Wednesday, May 13, 2015

Mid-May Vegetable Garden Update

It's been a while since the last vegetable garden post, and things are growing (some more than others). 

Let's start with the "Seed Bed" (so named because everything in it with the exception of the chives and self-rooted pepper cutting came up from seed):

"Seed Bed"

(These photos were all taken on a foggy morning, so excuse any greying out of the colors, please.)

Three zucchini plants emerged from the five (I think) seeds we planted.  They're all starting to go through a growth spurt.  Last year, something ruined the zucchini we grew from seed, along with the crookneck squash.  So if these succeed, they'll be our first homegrown zucchini.  Let's not get ahead of ourselves, though.  We've yet to see even a bloom...

The chives are doing well enough.  Not growing very visibly, but at least they're hanging in there.  Lettuce and radishes seem to be alright, though for some reason, a section of our lettuce row never came up. (I need to replant that, if it's not already too late in the season... Honestly, now that we have sprouts, the lettuce is somewhat less important to me, because sprouts make a fine lettuce substitute for sandwiches, burgers, etc.)

The new bunching onions are teensy-tiny-thin, but maybe with time...

And the Swiss chard is ok, I guess.  It's really not doing much, though.  I haven't had much success with chard, so far, but it's supposed to be good in this climate.  It handles our summer heat better than lettuce, from what I've read.  

The Little Pepper That Could is still hanging in there!

I finally planted the okra seeds, and several little okra seedlings have sprouted.  However, last year, we had no problem getting okra started.  It just never took off properly and eventually faded away to nothing.  I hope it'll get enough sun where it is, this year.  It's supposed to be an easy vegetable to grow, down here, and if you pick it regularly, even just a couple of plants can produce a plentiful bounty of okra pods.  Of course, Donald doesn't like it, so if it does succeed, I'll probably end up giving most of it away. (g)  I like it, myself, but there's only so much okra one person can eat.  Ditto for squash (another of his not-favorite vegetables). 

Next up is the "Squash and Pepper Bed":

"Squash, Pepper, and Tomato Bed"

In my grumble post, I complained that the squash plants all looked like they were damaged.  Afterwards, Donald told me that they've looked like that for a while-- since soon after we planted them, apparently.  (I guess I haven't been very observant!)  In any case, they're still looking healthy-- big, upright leaves, plenty of blooms, and setting fruit.

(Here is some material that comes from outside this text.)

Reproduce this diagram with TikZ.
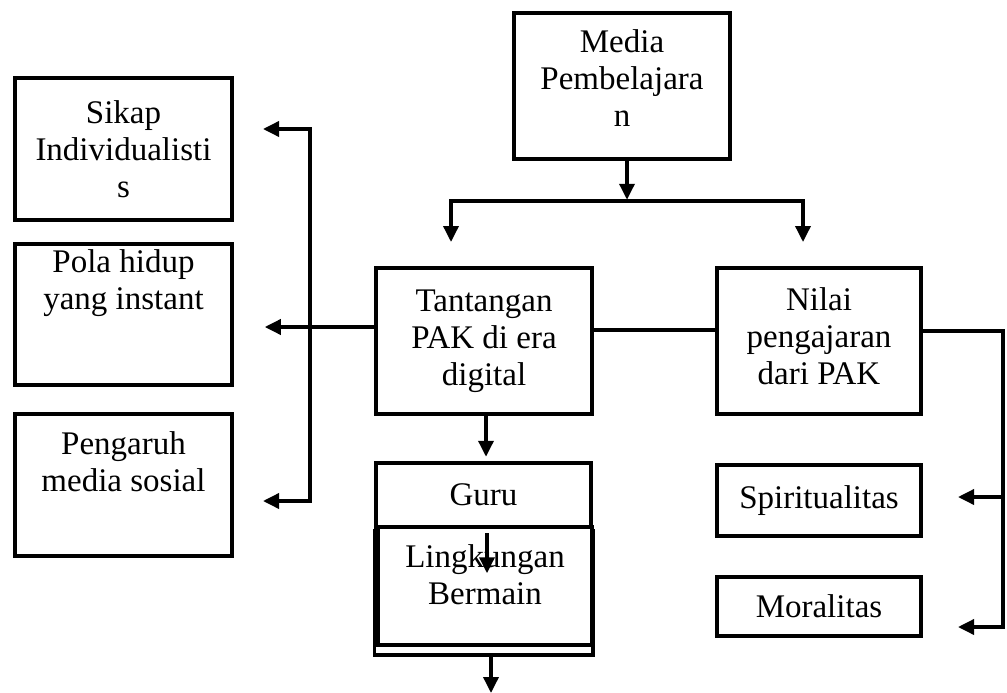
\documentclass[tikz,border=0pt]{standalone}
\usepackage{fontspec}
\setmainfont{Liberation Serif}
\usetikzlibrary{arrows.meta,positioning}

\tikzset{
  kotak/.style={draw, rectangle, line width=3.5pt, inner sep=0pt, fill=white,
    align=center, font=\fontsize{33pt}{37pt}\selectfont},
  garis/.style={line width=3.5pt, line cap=rect},
  panah/.style={line width=3.5pt, -{Triangle[length=16pt,width=15pt]}},
}

\begin{document}
\begin{tikzpicture}[x=1pt, y=-1pt]
  \useasboundingbox (0,0) rectangle (1007,693);
  \node[kotak, minimum width=216pt, minimum height=146pt] (media) at (622,86)
    {Media\\Pembelajara\\n\\[-22pt]\mbox{}};
  \node[kotak, minimum width=217pt, minimum height=142pt] (sikap) at (123.5,149)
    {Sikap\\Individualisti\\s};
  \node[kotak, minimum width=217pt, minimum height=141pt] (pola) at (123.5,314.5)
    {Pola hidup\\yang instant\\[32pt]\mbox{}};
  \node[kotak, minimum width=217pt, minimum height=142pt] (pengaruh) at (123.5,485)
    {Pengaruh\\media sosial\\[9pt]\mbox{}};
  \node[kotak, minimum width=216pt, minimum height=146pt] (tantangan) at (484,341)
    {Tantangan\\PAK di era\\digital};
  \node[kotak, minimum width=204pt, minimum height=146pt] (nilai) at (819,341)
    {Nilai\\pengajaran\\dari PAK\\[-27pt]\mbox{}};
  \node[kotak, minimum width=215pt, minimum height=64pt] (guru) at (483.5,495) {Guru};
  \draw[line width=3.5pt] (guru.south west) -- ++(0,126) -| (guru.south east);
  \node[kotak, minimum width=214pt, minimum height=118pt] (lingkungan) at (485,586)
    {Lingkungan\\Bermain\\[-15pt]\mbox{}};
  \node[kotak, minimum width=204pt, minimum height=71pt] (spiritual) at (819,500.5)
    {Spiritualitas};
  \node[kotak, minimum width=204pt, minimum height=59pt] (moral) at (819,606.5)
    {Moralitas};

  \coordinate (cabangkiri) at (451,201);
  \coordinate (cabangkanan) at (803,201);
  \coordinate (kiriatas) at (310,129);
  \coordinate (kiribawah) at (310,501);
  \coordinate (kanantengah) at (1003,497);
  \coordinate (kananbawah) at (1003,627);
  \coordinate (dasar) at (491,653);

  \draw[panah] ([xshift=5pt]media.south) -- ++(0,39);
  \draw[garis] (cabangkiri) -- (cabangkanan);
  \draw[panah] (cabangkiri) -- ++(0,41);
  \draw[panah] (cabangkanan) -- ++(0,41);

  \draw[garis] (kiriatas) -- (kiribawah);
  \draw[panah] (kiriatas) -- ++(-47,0);
  \draw[panah] (kiribawah) -- ++(-47,0);
  \draw[panah] ([yshift=14pt]tantangan.west) -- ([xshift=31pt,yshift=-12.5pt]pola.east);

  \draw[garis] ([yshift=11pt]tantangan.east) -- ([yshift=11pt]nilai.west);
  \draw[garis] ([yshift=10pt]nilai.east) -| (kananbawah);
  \draw[panah] (kanantengah) -- ++(-45,0);
  \draw[panah] (kananbawah) -- ++(-45,0);

  \draw[panah] ([xshift=2pt]tantangan.south) -- ++(0,41);
  \draw[panah] ([xshift=2pt,yshift=-8pt]lingkungan.north) -- ++(0,40);
  \draw[panah] (dasar) -- ++(0,40);
\end{tikzpicture}
\end{document}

We'll probably be picking the first squash before long, if nothing goes wrong.  They'll be small, but supposedly it's better to pick them early and often (improved texture, flavor, and productivity).

Crookneck Squash

Crookneck Squash

You can't really see them from this angle, but there are four bell pepper plants and one jalapeƱo behind the squash.  They're all doing fine, so far as I can tell.  No fruit visible, last time I looked, but it's still early.  The bell peppers are the same type we grew last year, and we were pleased with the amount of peppers those produced.

In the very back, there are two tomatoes-- 'Sweet 100' cherry tomatoes, I think.  As you can see, they've taken off.  No tomatoes, yet, but there's plenty of time.  (Last year, the Sweet 100 plants were great producers.)

The last of the raised beds is the "Tomato Bed":

"Tomato Bed"

Not much to say about this bed... The tomato plants all look fine-- though this bed does need some weeding.  The gripeweed took over the tomato bed last year, after the tomato plants faded away.  I was too lazy/too miserable in the heat to get out and deal with them, and now I'm facing the consequences-- lots of gripeweed seedlings.  I've pulled a lot already, but I need to get out there and take care of the rest soon.  And gripeweed being what it is, we'll need to stay on top of it for the rest of the summer, probably.  No telling how many seeds dropped last year.  (Oops.)

The 'Early Girl' plants have small tomatoes on the vine:

Green Tomatoes

I've never paid much attention to determinate vs. indeterminate tomatoes, but maybe it's time to start.  Based on this information, it sounds like you can get a longer growing season/more tomatoes if you prune the 'Early Girl' tomatoes.

...Though we've already waited longer than recommended... Ah, well, it's "just" tomatoes.  We'll get what we get.  Fortunately, this is only a hobby garden.  Even a hobby garden, however, gives you a better appreciation of the stresses and struggles of people who have/had to grow almost all their own food.